--- Data in this exercise ---
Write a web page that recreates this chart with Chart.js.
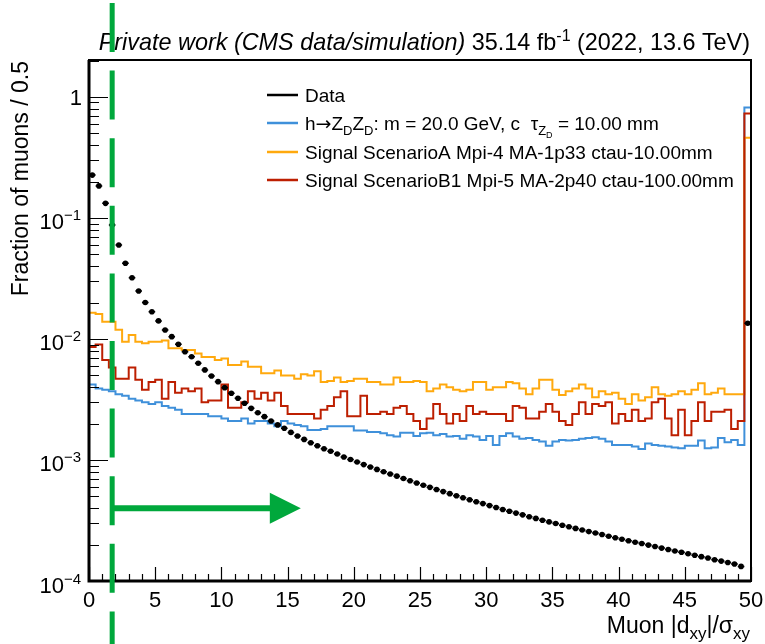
<!DOCTYPE html>
<html>
<head>
<meta charset="utf-8">
<script src="https://cdn.jsdelivr.net/npm/chart.js@4.4.1/dist/chart.umd.min.js"></script>
<style>
  html, body { margin: 0; padding: 0; background: #fff; }
  canvas { display: block; }
</style>
</head>
<body>
<canvas id="c" width="765" height="644"></canvas>
<script>
// Binning of the |dxy|/sigma_xy histograms (last bin also holds the overflow)
const binWidth = 0.5;
const xMin = 0;
const xMax = 50;
const yMin = 1e-4;
const yMax = 2.02;

// Axis ticks and labels
const xMajorTicks = [0, 5, 10, 15, 20, 25, 30, 35, 40, 45, 50];
const xTickLabels = ['0', '5', '10', '15', '20', '25', '30', '35', '40', '45', '50'];
const yMajorTicks = [1e-4, 1e-3, 1e-2, 1e-1, 1];
const yTickBase = ['10', '10', '10', '10', '1'];
const yTickExp = ['\u22124', '\u22123', '\u22122', '\u22121', ''];

// Fraction of muons per bin
const dataFrac = [
  0.226, 0.184, 0.132, 0.0875, 0.0598, 0.0423, 0.0321, 0.0249, 0.0200, 0.0168,
  0.0141, 0.01186, 0.01045, 0.00904, 0.00785, 0.00714, 0.00630, 0.00555, 0.00494, 0.00444,
  0.00396, 0.00356, 0.00324, 0.00294, 0.00267, 0.00246, 0.00228, 0.00210, 0.00195, 0.00183,
  0.00169, 0.00158, 0.00148, 0.00139, 0.00131, 0.00124, 0.00118, 0.00112, 0.00106, 0.00101,
  9.62e-4, 9.16e-4, 8.75e-4, 8.36e-4, 8.00e-4, 7.66e-4, 7.35e-4, 7.03e-4, 6.73e-4, 6.46e-4,
  6.19e-4, 5.94e-4, 5.70e-4, 5.48e-4, 5.27e-4, 5.07e-4, 4.88e-4, 4.69e-4, 4.52e-4, 4.36e-4,
  4.20e-4, 4.05e-4, 3.90e-4, 3.77e-4, 3.64e-4, 3.52e-4, 3.40e-4, 3.29e-4, 3.18e-4, 3.08e-4,
  2.99e-4, 2.89e-4, 2.81e-4, 2.72e-4, 2.64e-4, 2.56e-4, 2.49e-4, 2.42e-4, 2.34e-4, 2.28e-4,
  2.21e-4, 2.15e-4, 2.09e-4, 2.04e-4, 1.98e-4, 1.93e-4, 1.87e-4, 1.82e-4, 1.77e-4, 1.73e-4,
  1.68e-4, 1.63e-4, 1.59e-4, 1.55e-4, 1.50e-4, 1.46e-4, 1.42e-4, 1.38e-4, 1.32e-4, 1.35e-2
];

const zdFrac = [
  0.0042, 0.0039, 0.0038, 0.0037, 0.0035, 0.0034, 0.0032, 0.0031, 0.0030, 0.0029,
  0.0030, 0.0028, 0.0027, 0.0026, 0.0024, 0.0024, 0.0024, 0.0024, 0.0023, 0.0023,
  0.0022, 0.0021, 0.0021, 0.0022, 0.0020, 0.0021, 0.0021, 0.0020, 0.0019, 0.0021,
  0.0020, 0.00195, 0.0019, 0.00177, 0.00177, 0.0018, 0.0019, 0.0019, 0.0019, 0.0019,
  0.00175, 0.00175, 0.0017, 0.0017, 0.00166, 0.0016, 0.00156, 0.00168, 0.00168, 0.00158,
  0.00166, 0.00168, 0.0016, 0.00164, 0.00156, 0.00158, 0.0015, 0.0016, 0.00156, 0.00146,
  0.00158, 0.00133, 0.00158, 0.00166, 0.00156, 0.0015, 0.00152, 0.00146, 0.00142, 0.00131,
  0.00142, 0.00146, 0.00145, 0.00146, 0.0015, 0.00152, 0.00154, 0.0015, 0.00142, 0.00133,
  0.00133, 0.00133, 0.00129, 0.00123, 0.00137, 0.00133, 0.00131, 0.00129, 0.00127, 0.00125,
  0.00131, 0.00131, 0.00145, 0.00125, 0.00127, 0.00152, 0.0014, 0.00146, 0.00133, 0.82
];

const scenAFrac = [
  0.0165, 0.0161, 0.0139, 0.0139, 0.0119, 0.0095, 0.0108, 0.0095, 0.0092, 0.0095,
  0.0095, 0.0097, 0.0084, 0.0084, 0.0081, 0.0081, 0.0076, 0.0071, 0.0071, 0.0067,
  0.0069, 0.0061, 0.0061, 0.0065, 0.0059, 0.0059, 0.0052, 0.0052, 0.0055, 0.0050,
  0.0050, 0.0047, 0.0051, 0.0050, 0.0054, 0.0044, 0.0045, 0.0048, 0.0044, 0.0045,
  0.0047, 0.0047, 0.0044, 0.0044, 0.0042, 0.0042, 0.0048, 0.0044, 0.0044, 0.0045,
  0.0044, 0.0037, 0.0039, 0.0042, 0.0040, 0.0038, 0.0037, 0.0038, 0.0044, 0.0044,
  0.0038, 0.0040, 0.0040, 0.0044, 0.0043, 0.0039, 0.0035, 0.0039, 0.0046, 0.0046,
  0.0038, 0.00345, 0.0037, 0.0039, 0.0042, 0.0039, 0.0033, 0.0037, 0.0035, 0.0036,
  0.0032, 0.0029, 0.0035, 0.0031, 0.0033, 0.0040, 0.0035, 0.0034, 0.0035, 0.0037,
  0.0035, 0.0038, 0.0043, 0.0035, 0.0036, 0.0039, 0.0035, 0.0035, 0.0035, 0.46
];

const scenB1Frac = [
  0.0086, 0.0090, 0.0067, 0.0058, 0.0047, 0.0047, 0.0058, 0.0046, 0.0038, 0.0044,
  0.0046, 0.0032, 0.0044, 0.0036, 0.0039, 0.0037, 0.0039, 0.0030, 0.0031, 0.0031,
  0.0042, 0.0027, 0.0027, 0.0030, 0.0037, 0.0032, 0.0036, 0.0031, 0.0036, 0.0028,
  0.0024, 0.0024, 0.0024, 0.0024, 0.0022, 0.0026, 0.0028, 0.0033, 0.0037, 0.0023,
  0.0023, 0.0034, 0.0024, 0.0024, 0.0025, 0.0024, 0.0027, 0.0028, 0.0024, 0.0021,
  0.0018, 0.0022, 0.0029, 0.0024, 0.0020, 0.0024, 0.0021, 0.0028, 0.0024, 0.0025,
  0.0024, 0.0024, 0.0024, 0.0021, 0.0028, 0.0027, 0.0022, 0.0022, 0.0025, 0.0029,
  0.0025, 0.0021, 0.00195, 0.0024, 0.0030, 0.0024, 0.0029, 0.0028, 0.0030, 0.0020,
  0.0024, 0.0021, 0.0026, 0.0021, 0.0022, 0.0030, 0.0032, 0.0022, 0.0016, 0.0026,
  0.0016, 0.0021, 0.0030, 0.0021, 0.0025, 0.0025, 0.0026, 0.0018, 0.0021, 0.73
];

// Selection marker: cut position and arrow pointing to the kept region
const cutValue = 1.75;
const arrowTipX = 16;
const arrowLevel = 4.0e-4;

const FONT = '"Liberation Sans", Arial, Helvetica, sans-serif';
const SYMBOL_FONT = '"DejaVu Sans", sans-serif';
const colData = '#000000';
const colZD = '#3f90da';
const colA = '#ffa90e';
const colB1 = '#bd1f01';
const colCut = '#00a83c';

// Histogram outline: one point per bin lower edge plus the upper edge of the last bin
function histPoints(vals) {
  const pts = vals.map((v, i) => ({ x: xMin + i * binWidth, y: v }));
  pts.push({ x: xMin + vals.length * binWidth, y: vals[vals.length - 1] });
  return pts;
}
// Data markers at the bin centres
function centrePoints(vals) {
  return vals.map((v, i) => ({ x: xMin + (i + 0.5) * binWidth, y: v }));
}

// Draws a run of text pieces (normal / sub / superscript) starting from x
function richText(c, parts, x, y, align) {
  const fontOf = p => `${p.style || ''} ${p.size}px ${p.family || FONT}`;
  let w = 0;
  parts.forEach(p => {
    c.font = fontOf(p);
    p.w = c.measureText(p.t).width;
    w += p.w;
  });
  let cx = align === 'right' ? x - w : (align === 'center' ? x - w / 2 : x);
  c.textAlign = 'left';
  c.textBaseline = 'alphabetic';
  parts.forEach(p => {
    c.font = fontOf(p);
    c.fillText(p.t, cx, y + (p.dy || 0));
    cx += p.w;
  });
  return w;
}

const LS = 19;   // legend text size
const LSub = 13; // legend subscript size
const legendEntries = [
  { color: colData, parts: [{ t: 'Data', size: LS }] },
  { color: colZD, parts: [
      { t: 'h', size: LS }, { t: '\u2192', size: LS, family: SYMBOL_FONT }, { t: 'Z', size: LS },
      { t: 'D', size: LSub, dy: 5 },
      { t: 'Z', size: LS }, { t: 'D', size: LSub, dy: 5 },
      { t: ': m = 20.0 GeV, c  \u03c4', size: LS },
      { t: 'Z', size: LSub, dy: 5 }, { t: 'D', size: 9, dy: 8 },
      { t: ' = 10.00 mm', size: LS } ] },
  { color: colA, parts: [{ t: 'Signal ScenarioA Mpi-4 MA-1p33 ctau-10.00mm', size: LS }] },
  { color: colB1, parts: [{ t: 'Signal ScenarioB1 Mpi-5 MA-2p40 ctau-100.00mm', size: LS }] }
];
const legendRowsY = [95, 123, 152, 180];

const decorations = {
  id: 'decorations',
  beforeDraw(chart) {
    const c = chart.ctx;
    c.save();
    c.fillStyle = '#fff';
    c.fillRect(0, 0, chart.width, chart.height);
    c.restore();
  },
  afterDatasetsDraw(chart) {
    const c = chart.ctx;
    const xs = chart.scales.x;
    const ys = chart.scales.y;
    const a = chart.chartArea;
    c.save();

    // horizontal bin-width bars on the data points
    c.strokeStyle = colData;
    c.lineWidth = 1.5;
    c.beginPath();
    centrePoints(dataFrac).forEach(p => {
      const py = ys.getPixelForValue(p.y);
      c.moveTo(xs.getPixelForValue(p.x - binWidth / 2), py);
      c.lineTo(xs.getPixelForValue(p.x + binWidth / 2), py);
    });
    c.stroke();

    // frame
    c.strokeStyle = '#000';
    c.lineWidth = 2;
    c.strokeRect(a.left, a.top, a.right - a.left, a.bottom - a.top);
    c.lineWidth = 3;
    c.beginPath();
    c.moveTo(a.left, a.top);
    c.lineTo(a.left, a.bottom);
    c.lineTo(a.right, a.bottom);
    c.stroke();

    // y ticks (major decades + minor 2..9)
    c.lineWidth = 1.2;
    c.beginPath();
    for (let e = -4; e <= 0; e++) {
      for (let m = 1; m <= 9; m++) {
        const v = m * Math.pow(10, e);
        if (v > yMax) break;
        const py = Math.round(ys.getPixelForValue(v)) + 0.5;
        const len = m === 1 ? 19 : 10;
        c.moveTo(a.left, py);
        c.lineTo(a.left + len, py);
      }
    }
    // x ticks (major every 5, minor every 1)
    for (let k = xMin; k <= xMax; k++) {
      const px = Math.round(xs.getPixelForValue(k)) + 0.5;
      const len = k % 5 === 0 ? 14 : 7;
      c.moveTo(px, a.bottom);
      c.lineTo(px, a.bottom - len);
    }
    c.stroke();

    // tick labels
    c.fillStyle = '#000';
    yMajorTicks.forEach((v, i) => {
      const py = ys.getPixelForValue(v);
      if (yTickExp[i]) {
        richText(c, [{ t: yTickBase[i], size: 22 }, { t: yTickExp[i], size: 15, dy: -9 }], 81, py + 11.5, 'right');
      } else {
        richText(c, [{ t: yTickBase[i], size: 22 }], 82, py + 8, 'right');
      }
    });
    xMajorTicks.forEach((v, i) => {
      richText(c, [{ t: xTickLabels[i], size: 22 }], xs.getPixelForValue(v), 607, 'center');
    });

    // axis titles
    richText(c, [
      { t: 'Muon |d', size: 23 }, { t: 'xy', size: 17, dy: 6 },
      { t: '|/\u03c3', size: 23 }, { t: 'xy', size: 17, dy: 6 }
    ], 750, 633, 'right');
    c.save();
    c.translate(28, 61);
    c.rotate(-Math.PI / 2);
    richText(c, [{ t: 'Fraction of muons / 0.5', size: 23 }], 0, 0, 'right');
    c.restore();

    // title
    richText(c, [
      { t: 'Private work (CMS data/simulation)', size: 23.4, style: 'italic' },
      { t: ' 35.14 fb', size: 23.4 }, { t: '-1', size: 16, dy: -9 },
      { t: ' (2022, 13.6 TeV)', size: 23.4 }
    ], 750, 50, 'right');

    // legend
    legendEntries.forEach((e, i) => {
      const y = legendRowsY[i];
      c.strokeStyle = e.color;
      c.lineWidth = 2.5;
      c.beginPath();
      c.moveTo(267, y);
      c.lineTo(298, y);
      c.stroke();
      c.fillStyle = '#000';
      richText(c, e.parts, 305, y + 7, 'left');
    });

    // selection: dashed cut line and arrow
    const cx = xs.getPixelForValue(cutValue);
    c.strokeStyle = colCut;
    c.lineWidth = 5;
    c.setLineDash([49, 18.6]);
    c.lineDashOffset = -3;
    c.beginPath();
    c.moveTo(cx, 0);
    c.lineTo(cx, chart.height);
    c.stroke();
    c.setLineDash([]);
    const ay = ys.getPixelForValue(arrowLevel);
    const tip = xs.getPixelForValue(arrowTipX);
    c.lineWidth = 6;
    c.beginPath();
    c.moveTo(cx, ay);
    c.lineTo(tip - 28, ay);
    c.stroke();
    c.fillStyle = colCut;
    c.beginPath();
    c.moveTo(tip, ay);
    c.lineTo(tip - 31, ay - 15.5);
    c.lineTo(tip - 31, ay + 15.5);
    c.closePath();
    c.fill();

    c.restore();
  }
};

const histStyle = (color) => ({
  showLine: true, stepped: 'before', borderColor: color, borderWidth: 2,
  pointRadius: 0, fill: false, borderJoinStyle: 'miter', borderCapStyle: 'butt'
});

new Chart(document.getElementById('c'), {
  type: 'scatter',
  data: {
    datasets: [
      { label: 'Data', data: centrePoints(dataFrac), showLine: false,
        pointRadius: 2.8, pointBackgroundColor: colData, pointBorderWidth: 0, order: 0 },
      Object.assign({ label: 'Signal ScenarioB1', data: histPoints(scenB1Frac), order: 1 }, histStyle(colB1)),
      Object.assign({ label: 'Signal ScenarioA', data: histPoints(scenAFrac), order: 2 }, histStyle(colA)),
      Object.assign({ label: 'h to ZDZD', data: histPoints(zdFrac), order: 3 }, histStyle(colZD))
    ]
  },
  options: {
    responsive: false,
    animation: false,
    devicePixelRatio: 1,
    layout: { padding: { left: 89, right: 14, top: 60, bottom: 63 } },
    scales: {
      x: { type: 'linear', min: xMin, max: xMax, display: false },
      y: { type: 'logarithmic', min: yMin, max: yMax, display: false }
    },
    plugins: { legend: { display: false }, tooltip: { enabled: false } }
  },
  plugins: [decorations]
});
</script>
</body>
</html>
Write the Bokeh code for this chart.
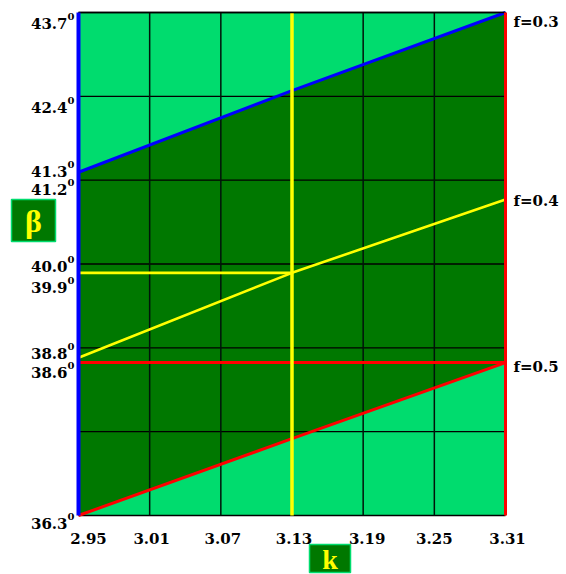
---
▸ **Task instructions**
Repeat only the lines between the top of the entries above and the line containing "['\u22124', '\u22123', '\u22122', '\u22121', ''];", both ends included, without the pictures.

▸ **Answer in full**
Write a web page that recreates this chart with Chart.js.
<!DOCTYPE html>
<html>
<head>
<meta charset="utf-8">
<script src="https://cdn.jsdelivr.net/npm/chart.js@4.4.1/dist/chart.umd.min.js"></script>
<style>
  html, body { margin: 0; padding: 0; background: #fff; }
  canvas { display: block; }
</style>
</head>
<body>
<canvas id="c" width="765" height="644"></canvas>
<script>
// Binning of the |dxy|/sigma_xy histograms (last bin also holds the overflow)
const binWidth = 0.5;
const xMin = 0;
const xMax = 50;
const yMin = 1e-4;
const yMax = 2.02;

// Axis ticks and labels
const xMajorTicks = [0, 5, 10, 15, 20, 25, 30, 35, 40, 45, 50];
const xTickLabels = ['0', '5', '10', '15', '20', '25', '30', '35', '40', '45', '50'];
const yMajorTicks = [1e-4, 1e-3, 1e-2, 1e-1, 1];
const yTickBase = ['10', '10', '10', '10', '1'];
const yTickExp = ['\u22124', '\u22123', '\u22122', '\u22121', ''];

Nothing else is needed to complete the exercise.